A Hillsborough County, Fla., firefighter on Sunday removes salvaged items, including a family photo, from the home where a sinkhole swallowed Jeffrey Bush, late Thursday.
(Photo: Chris O'Meara, AP)
Authorities on Sunday demolished most of a Florida home sitting over the 60-feet deep sinkhole that swallowed up part of the house and one of its residents three days ago.
The search for Jeff Bush, 37, was called off Saturday. Hillsborough County Fire Rescue spokeswoman Jessica Damico said Sunday that officials had used heavy equipment to drag some personal property to a "safe zone" established beyond the sidewalk of the home in the central Florida town of Seffner.
Damico said workers then sifted through the debris to recover what they could for the family.

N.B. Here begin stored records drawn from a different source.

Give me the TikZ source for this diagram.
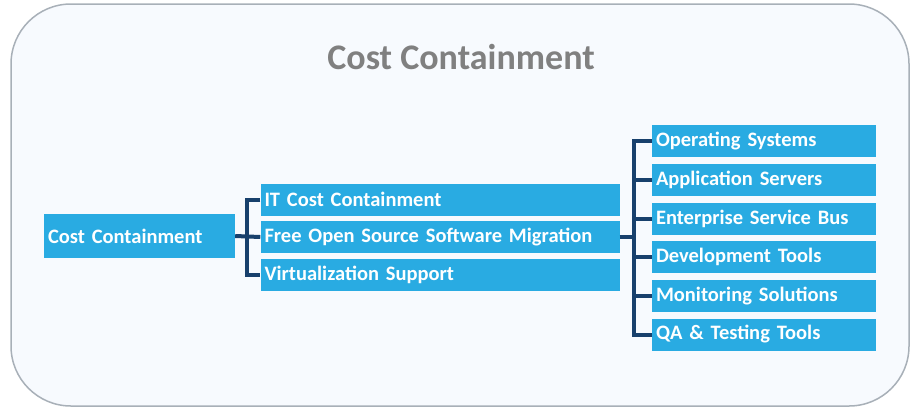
\documentclass[tikz,border=0pt]{standalone}
\usepackage{fontspec}
\setmainfont{Carlito}
\usepackage{tikz}
\usetikzlibrary{positioning}

\definecolor{boxblue}{RGB}{41,171,226}
\definecolor{linknavy}{RGB}{24,64,108}
\definecolor{panelbg}{RGB}{247,250,254}
\definecolor{panelrim}{RGB}{168,176,184}
\definecolor{titlegray}{RGB}{128,128,128}

\begin{document}
\begin{tikzpicture}[x=1pt,y=-1pt,
	every node/.style={fill=boxblue,text=white,font=\bfseries\fontsize{20.5}{22}\selectfont,
		inner xsep=4pt,inner ysep=0pt,align=left},
	rootbox/.style={text width=183pt,minimum height=44pt},
	midbox/.style={text width=351pt,minimum height=32pt},
	leafbox/.style={text width=216pt,minimum height=32pt},
	link/.style={draw=linknavy,line width=4pt}]
		\useasboundingbox (0,0) rectangle (917,408);

		%panel
		\draw[fill=panelbg,draw=panelrim,line width=1.5pt,rounded corners=60pt] (11,4) rectangle (909,406);
		\node[fill=none,text=titlegray,font=\bfseries\fontsize{36}{40}\selectfont] (title) at (461,57) {Cost Containment};

		%left node
		\node[rootbox] (root) at (139.5,236) {Cost Containment};

		%middle nodes
		\node[midbox] (n1) at (440,199.5) {IT Cost Containment};
		\node[midbox] (n2) at (440,237) {Free Open Source Software Migration};
		\node[midbox] (n3) at (440,274.5) {Virtualization Support};

		%right nodes
		\node[leafbox] (m1) at (764,141) {Operating Systems};
		\node[leafbox] (m2) at (764,180.3) {Application Servers};
		\node[leafbox] (m3) at (764,218.8) {Enterprise Service Bus};
		\node[leafbox] (m4) at (764,257.3) {Development Tools};
		\node[leafbox] (m5) at (764,295.8) {Monitoring Solutions};
		\node[leafbox] (m6) at (764,334.5) {QA \& Testing Tools};

		%edges
		\coordinate (b1) at (247,236);
		\coordinate (b2) at (634,237);
		\draw[link] (root.east) -- (n2.west);
		\draw[link] (n1.west) -| (b1) |- (n3.west);
		\draw[link] (n2.east) -- (b2);
		\draw[link] (m1.west) -| (b2) |- (m6.west);
		\foreach \m in {m2,m3,m4,m5}
			\draw[link] (b2 |- \m.west) -- (\m.west);
	\end{tikzpicture}
\end{document}
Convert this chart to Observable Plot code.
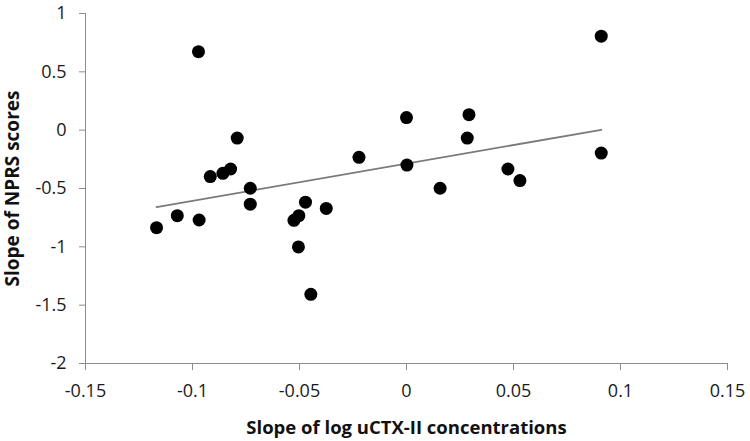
<!DOCTYPE html>
<html><head><meta charset="utf-8">
<script src="https://cdn.jsdelivr.net/npm/d3@7"></script>
<script src="https://cdn.jsdelivr.net/npm/@observablehq/plot@0.6"></script>
<style>body{margin:0;background:#fff}</style>
</head><body><div id="chart"></div>
<script>
// Slope of log uCTX-II concentrations (x) and slope of NPRS scores (y)
const ctxSlope = [-0.0972, -0.1168, -0.1071, -0.0969, -0.0917, -0.0858, -0.0822, -0.0791, -0.0730, -0.0730,
  0.0000, 0.0002, -0.0222, 0.0157, 0.0292, 0.0284, -0.0472, -0.0375, -0.0503, -0.0526, -0.0505, -0.0447,
  0.0910, 0.0910, 0.0474, 0.0530];
const nprsSlope = [0.673, -0.836, -0.733, -0.770, -0.398, -0.370, -0.333, -0.068, -0.498, -0.634,
  0.108, -0.299, -0.233, -0.498, 0.133, -0.068, -0.617, -0.671, -0.733, -0.773, -1.001, -1.407,
  0.806, -0.196, -0.333, -0.432];
const xTicks = [-0.15, -0.1, -0.05, 0, 0.05, 0.1, 0.15];
const yTicks = [-2, -1.5, -1, -0.5, 0, 0.5, 1];
const xLabel = "Slope of log uCTX-II concentrations";
const yLabel = "Slope of NPRS scores";

const data = ctxSlope.map((x, i) => ({x, y: nprsSlope[i]}));
const fmt = d => String(+(+d).toFixed(2));
const axisGray = "#8c8c8c";

const chart = Plot.plot({
  width: 750, height: 441,
  marginLeft: 85, marginRight: 23, marginTop: 13, marginBottom: 78,
  style: {fontFamily: "'Open Sans', sans-serif", background: "#fff", overflow: "visible"},
  x: {domain: [-0.15, 0.15]},
  y: {domain: [-2, 1]},
  marks: [
    Plot.ruleX([-0.15], {stroke: axisGray}),
    Plot.ruleY([-2], {stroke: axisGray}),
    Plot.axisX(xTicks, {tickSize: 7, tickPadding: 14, tickFormat: fmt, fontSize: 18, stroke: axisGray, fill: "#1a1a1a", label: null}),
    Plot.axisY(yTicks, {tickSize: 6, tickPadding: 13, tickFormat: fmt, fontSize: 18, stroke: axisGray, fill: "#1a1a1a", label: null}),
    Plot.linearRegressionY(data, {x: "x", y: "y", ci: 0, stroke: "#7a7a7a", strokeWidth: 1.8}),
    Plot.dot(data, {x: "x", y: "y", r: 6.5, fill: "#000", stroke: "none"}),
    Plot.text([xLabel], {frameAnchor: "bottom", lineAnchor: "middle", textAnchor: "middle", dy: 65, text: d => d, fontSize: 18.5, fontWeight: "bold", fill: "#111"}),
    Plot.text([yLabel], {frameAnchor: "left", lineAnchor: "middle", textAnchor: "middle", dx: -73, rotate: -90, text: d => d, fontSize: 19, fontWeight: "bold", fill: "#111"})
  ]
});
document.getElementById("chart").appendChild(chart);
</script>
</body></html>
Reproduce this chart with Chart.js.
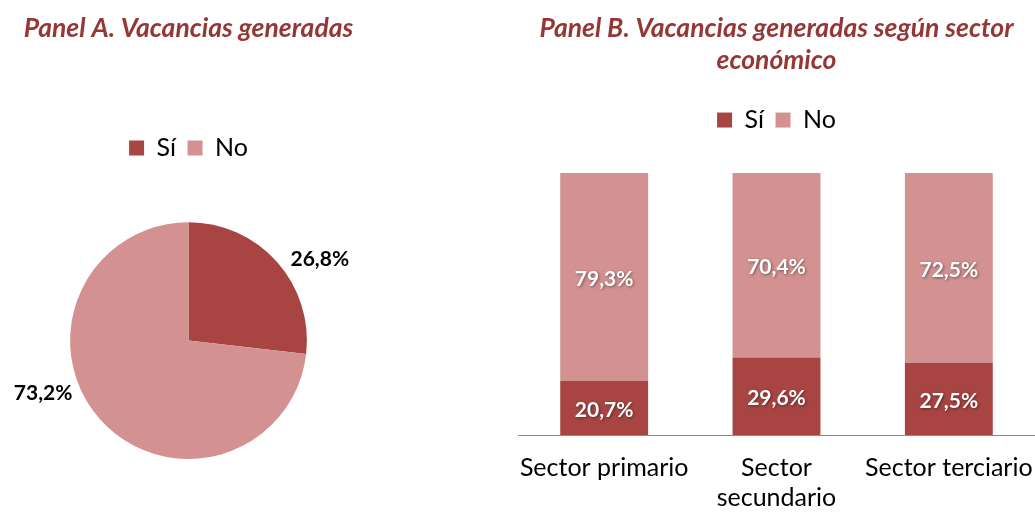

She said they were able to reclaim a purse, a wallet, some money from a dresser and two laptop computers from the rubble. A jewelry box, a Bible, a pink teddy bear and some pictures also were salvaged.
"We were able to get a couple family photos," she said. "They pulled out the only photo they had of their grandmother."
Several generations of family members lived in the house, including Bush's brother, Jeremy, 35; his girlfriend, Rachel Wicker, 27; their daughter, Hannah, 2; and two other people. Neighbor Vernita Johnson said it was difficult to watch a family's home being torn down.
"It's hard because I'm hurting with them," she said. "My son grew up with them.... We feel the pain."
Hillsborough County Administrator Mike Merrill said crews' goal for Sunday was to knock down the bulk of the house. On Monday they will clear the debris as much as possible to allow officials and engineers to see the sinkhole in the open.
Damico said Bush was in his bedroom in the one-story home at about 11 p.m. Thursday when the sinkhole, estimated at about 20 feet wide, yawned directly under him. Jeremy jumped into the hole to try to save his brother but had to be rescued himself by a sheriff's deputy.
Other residents made it out of the home unharmed, Damico said. Bush could not be rescued and is presumed dead.
Two adjoining houses - one on either side of Bush's - were evacuated by rescue workers.
The Rev. John Martin Bell of Shoals Baptist Church said he had been with the Bush family all morning. "We just prayed with them," he said.
Detective Larry McKinnon said that sheriff's office and the county medical examiner cannot declare Bush dead if his body is still missing. Under Florida law, Bush's family must petition a court to declare him deceased.
"Based on the circumstances, he's presumed dead, however the official death certificate can only be issued by a judge and the family has to petition the court," McKinnon said.
Sinkholes are common in Florida, but it's rare when one opens up under a home and takes a person with it, Damico said.
"I can't think of anywhere in the country where this has happened before," she said. "This is very unique."
Florida is highly prone to sinkholes because there are caverns below ground of limestone, a porous rock that easily dissolves in water.
Anthony Randazzo, who has made a career studying sinkholes - first as a professor at the University of Florida and now through his company, Geohazards - said he recalls only two other people who died because of a sinkhole in the 40 years he's been involved with the geological phenomenon. And in both those cases - both in Florida - Randazzo said the people were drilling water wells and triggered the sinkholes to open underneath them.
"Usually, you have some time," said Randazzo, who has lectured on sinkholes at Oxford University. "These catastrophic sinkholes give you some warning over the course of hours. This is very unusual and very tragic."